Auch die 70-km/h-Version haben wir in keiner Weise geschont: Power-Modus, hoher Vollgasanteil, viele Bergaufpassagen in der City und über Land. Zu den Speeds: In der Stadt schwimmt man locker mit und muss neu den Tacho im Auge behalten, wenn es nicht blitzen soll. Ausserorts ist das Leben auf der Elettrica ebenfalls deutlich komfortabler – solange es geradeaus oder bergab geht, wo 75 km/h drin liegen.

 

 

Am Berg können bei heftigen Steigungen 30 km/h allerdings schon auch mal das höchste der Gefühle sein, und man muss an den Strassenrand ausweichen.

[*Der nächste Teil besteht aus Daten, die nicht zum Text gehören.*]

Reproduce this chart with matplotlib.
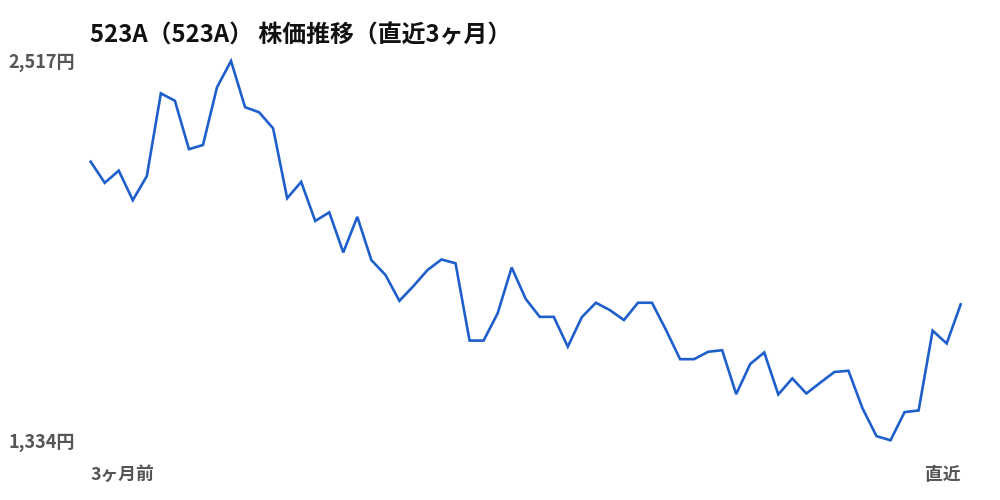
import matplotlib
matplotlib.use("Agg")
import matplotlib.pyplot as plt

plt.rcParams['font.family'] = ['Noto Sans CJK JP', 'DejaVu Sans']

title = "523A（523A） 株価推移（直近3ヶ月）"
y_max_label = "2,517円"
y_min_label = "1,334円"
x_start_label = "3ヶ月前"
x_end_label = "直近"

prices = [2203, 2137, 2175, 2083, 2158, 2416, 2393, 2242, 2255, 2435,
          2517, 2373, 2357, 2307, 2089, 2140, 2018, 2045, 1920, 2031,
          1896, 1850, 1769, 1815, 1865, 1898, 1886, 1645, 1645, 1730,
          1873, 1775, 1719, 1719, 1626, 1718, 1763, 1740, 1709, 1763,
          1763, 1678, 1587, 1587, 1610, 1615, 1478, 1572, 1608, 1477,
          1527, 1480, 1514, 1547, 1551, 1434, 1347, 1334, 1422, 1427,
          1676, 1636, 1758]

fig = plt.figure(figsize=(10, 5), dpi=100)
ax = fig.add_axes([0.0907, 1 - 440.3 / 500, 0.870, (440.3 - 61) / 500])
x = list(range(len(prices)))
ax.plot(x, prices, color="#1f5fcc", linewidth=1.9, clip_on=False, solid_joinstyle="miter")
ax.set_xlim(0, len(prices) - 1)
ax.set_ylim(1334, 2517)
ax.axis("off")

gray = "#555555"
fig.text(0.090, 1 - 35 / 500, title, fontsize=17.2, fontweight="bold", color="#111111",
         ha="left", va="center")
fig.text(0.075, 1 - 62 / 500, y_max_label, fontsize=13, fontweight="bold", color=gray,
         ha="right", va="center")
fig.text(0.075, 1 - 442 / 500, y_min_label, fontsize=13, fontweight="bold", color=gray,
         ha="right", va="center")
fig.text(0.0905, 1 - 475 / 500, x_start_label, fontsize=12.8, fontweight="bold", color=gray,
         ha="left", va="center")
fig.text(0.960, 1 - 475 / 500, x_end_label, fontsize=12.8, fontweight="bold", color=gray,
         ha="right", va="center")

fig.savefig("out.png", dpi=100)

Hier spürt man die längere Übersetzung, wobei die Vorgängerin auch beim Ampelstart etwas druckvoller zur Sache ging.

 

Ab rund 10 Prozent Restladung wird die Leistung stark gedrosselt, und die Elettrica erreicht noch rund 40 km/h. Aber 68,2 km Reichweite können sich durchaus sehen lassen. Und als null Prozent Ladung angezeigt wurden, steckten immerhin noch rund 500 Meter im Akku.

 

Fazit

Die Vespa Elettrica ist mit der 70-km/h-Variante deutlich erwachsener geworden. Sie ist jetzt nicht mehr nur in der City gewinn- und spassbringend einsetzbar, sondern auch jenseits der Stadtgrenze, etwa für gelegentliche Besorgungen oder kurze Spazierfahrten. Der Preis von 7195 Franken bleibt stattlich; man bekommt dafür aber auch eine echte Vespa mit entsprechendem Flair.

 

 

Die Versionen

Die Elettrica wird in zwei Varianten angeboten. Einer mit 45 km/h Spitze, die mit gelbem Schild als Kleinmotorrad eingelöst wird (Fr. 6895.–), sowie das hier getestete 70-km/h-Modell. Es gilt als Töff der Kat. A1, darf ab 16 gefahren werden und muss einen Geschwindigkeitsaufkleber (70 km/h) tragen.